Each game -- and you can't create drama or storylines that don't exist, but you can identify them and frame them and amplify them -- so each game is more than just a collection of pitches and collection of plays.

Each game is part of the story of a season, part of a story of a career, part of a story as it fits in the history of baseball. You don't push it too hard, but it's there.

And I think that while others have done a good job with that, nobody, over time, ever matched the way NBC did that.

Same thing with the NBA on NBC. Same thing with the Olympic approach, which Dick Ebersol inherited from Roone Arledge and now Sam and others carry forward.

There's a storytelling ethos at NBC. And it has to be shaped for each sport; it's not exactly the same. But there's a way to do it in baseball. We did it for decades.

Think about Vin Scully and Joe Garagiola. Think of Kirk Gibson's at-bat as a pinch-hitter in Game 1 in 1988. Analytics basically didn't exist then, unless you were reading Bill James like I was. And you didn't have to perform an autopsy on every pitch. And you didn't have to overproduce what was going on.

The drama was more than sufficient. And the way Harry Coyle captured it, directing it, and the way Vin and Joe captured it in the booth, that goes beyond craft to art. And that's what NBC was about.

Q. Sam, will you harken back to those '80s broadcasts of maybe the opening songs, like you do in the NBA sometimes?

SAM FLOOD: There will certainly been an acknowledgment of nostalgia and what we represent as a company in baseball. We'll be part of the narrative. But we're also going to move the sport forward like we have with the NBA.

We're going to try some new things that we've done in the NBA. So our NBA coverage has a mix of nostalgia. We created the On the Bench broadcast, which has been well received by both the teams and the audience.

So in the baseball world, we have some ideas that we'll share with people later. But we've got some neat ideas that will take people deeper into the game, we hope, and build out the sport that we love because we have a bunch of baseball hard-core fans in our building that couldn't have celebrated any louder when this deal came to fruition.

Q. One, what is the timeline that's being considered? Is this kind of viewed as a multiyear deal? Is it viewed as maybe just a year? Is there no kind of timeline on it?

BOB COSTAS: Well, in terms of the baseball, certainly the first year -- and it's an obvious circumstance there, it's kind of a passing of the baton. I was the last person, as it happened, to call baseball on NBC in 2000 -- the Yankees and the Mariners and the ALCS, and the year before that, the last World Series that was on NBC, I did that with Joe Morgan.

So there's a natural connection with me, luckily for me, to the history of NBC Sports, which is why, in a role that is specifically crafted for me that you'll see makes sense as it plays out, at least in the first year, I'll be prominently involved.
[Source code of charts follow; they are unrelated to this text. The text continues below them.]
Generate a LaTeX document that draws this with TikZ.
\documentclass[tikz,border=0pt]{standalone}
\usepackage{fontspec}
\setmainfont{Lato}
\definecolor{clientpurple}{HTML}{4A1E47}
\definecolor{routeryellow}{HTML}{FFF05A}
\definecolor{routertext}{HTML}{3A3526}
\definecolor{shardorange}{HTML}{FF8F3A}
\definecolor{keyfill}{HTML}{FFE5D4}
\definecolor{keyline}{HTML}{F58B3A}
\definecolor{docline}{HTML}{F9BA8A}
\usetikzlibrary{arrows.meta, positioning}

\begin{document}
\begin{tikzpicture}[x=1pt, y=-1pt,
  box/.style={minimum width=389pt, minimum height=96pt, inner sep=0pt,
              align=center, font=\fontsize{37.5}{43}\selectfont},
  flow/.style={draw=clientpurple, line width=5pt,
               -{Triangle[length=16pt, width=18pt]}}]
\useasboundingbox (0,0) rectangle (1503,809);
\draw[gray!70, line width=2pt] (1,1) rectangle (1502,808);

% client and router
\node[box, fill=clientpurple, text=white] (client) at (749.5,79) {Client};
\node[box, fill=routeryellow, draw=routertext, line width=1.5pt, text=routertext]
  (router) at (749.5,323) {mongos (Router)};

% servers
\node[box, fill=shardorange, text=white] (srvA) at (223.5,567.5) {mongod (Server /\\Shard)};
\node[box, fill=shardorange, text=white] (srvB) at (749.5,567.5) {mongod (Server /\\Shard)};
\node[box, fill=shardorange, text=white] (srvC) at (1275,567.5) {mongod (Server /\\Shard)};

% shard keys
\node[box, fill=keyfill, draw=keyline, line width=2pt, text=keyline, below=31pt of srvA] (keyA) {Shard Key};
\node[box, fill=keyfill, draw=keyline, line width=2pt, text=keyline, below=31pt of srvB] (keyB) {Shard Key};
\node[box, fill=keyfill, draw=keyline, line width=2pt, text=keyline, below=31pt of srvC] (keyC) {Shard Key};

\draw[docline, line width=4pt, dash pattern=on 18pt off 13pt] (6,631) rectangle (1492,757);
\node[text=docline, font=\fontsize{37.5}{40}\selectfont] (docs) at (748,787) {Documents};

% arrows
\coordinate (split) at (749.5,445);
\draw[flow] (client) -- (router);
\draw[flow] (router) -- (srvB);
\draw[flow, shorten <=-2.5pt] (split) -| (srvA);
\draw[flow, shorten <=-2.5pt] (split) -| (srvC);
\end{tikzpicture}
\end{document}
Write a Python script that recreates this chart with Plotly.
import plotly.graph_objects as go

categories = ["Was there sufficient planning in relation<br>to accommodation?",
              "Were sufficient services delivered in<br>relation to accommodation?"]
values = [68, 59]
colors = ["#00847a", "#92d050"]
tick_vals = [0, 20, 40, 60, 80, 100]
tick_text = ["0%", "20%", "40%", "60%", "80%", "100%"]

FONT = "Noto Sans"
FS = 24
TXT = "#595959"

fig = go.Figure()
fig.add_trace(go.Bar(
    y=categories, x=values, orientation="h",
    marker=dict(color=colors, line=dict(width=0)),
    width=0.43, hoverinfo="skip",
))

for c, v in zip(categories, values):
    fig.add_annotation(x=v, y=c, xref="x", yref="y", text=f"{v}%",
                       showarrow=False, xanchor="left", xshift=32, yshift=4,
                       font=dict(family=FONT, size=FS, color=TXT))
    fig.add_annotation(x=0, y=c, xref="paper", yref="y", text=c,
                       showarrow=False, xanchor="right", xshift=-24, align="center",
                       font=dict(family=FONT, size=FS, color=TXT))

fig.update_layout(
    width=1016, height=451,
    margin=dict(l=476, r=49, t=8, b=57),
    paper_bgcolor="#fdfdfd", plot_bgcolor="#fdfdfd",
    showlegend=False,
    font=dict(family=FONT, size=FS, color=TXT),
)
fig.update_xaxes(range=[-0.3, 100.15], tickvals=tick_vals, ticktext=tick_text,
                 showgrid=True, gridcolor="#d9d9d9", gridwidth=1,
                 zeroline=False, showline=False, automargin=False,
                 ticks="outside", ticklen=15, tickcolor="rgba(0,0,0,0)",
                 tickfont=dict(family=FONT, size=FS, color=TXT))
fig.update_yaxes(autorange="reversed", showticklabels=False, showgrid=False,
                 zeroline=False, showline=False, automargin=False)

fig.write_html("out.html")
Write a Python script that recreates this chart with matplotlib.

Beyond that, we'll see what happens. But I think I'll be a contributor. As long as I'm upright and haven't lost my fastball completely, I'll be a contributor as long as I have something to contribute.

SAM FLOOD: Bob is not a new-generation, one-and-done player. He's in for some fun for a little bit of time. We plan to take advantage of that and share some great stories going forward. So one-and-done, he is not.

BOB COSTAS: Correct, I wish I had thought to say that.

Q. Bob, you had spoken openly about kind of the sense of wanting to have that grace note at NBC, about being able to finish your career in the appropriate way, given everything that you've contributed to NBC over the years. And I was just curious, does this satisfy that need?

BOB COSTAS: I think so. And what's gratifying is I wasn't the only one who had that idea. Lots of people -- Sam, Rick Cordella -- lots of people in this building as we sit now at NBC, lots of people had that idea. And the way it's set up now, I think it's the proper path to that.

As I've always said, I don't need a brass band and a parade, but if we can do some good work, have some fun and it feels like the right, concluding chapter, I think everybody will be gratified by that.

SAM FLOOD: Thanks, everyone, for joining us.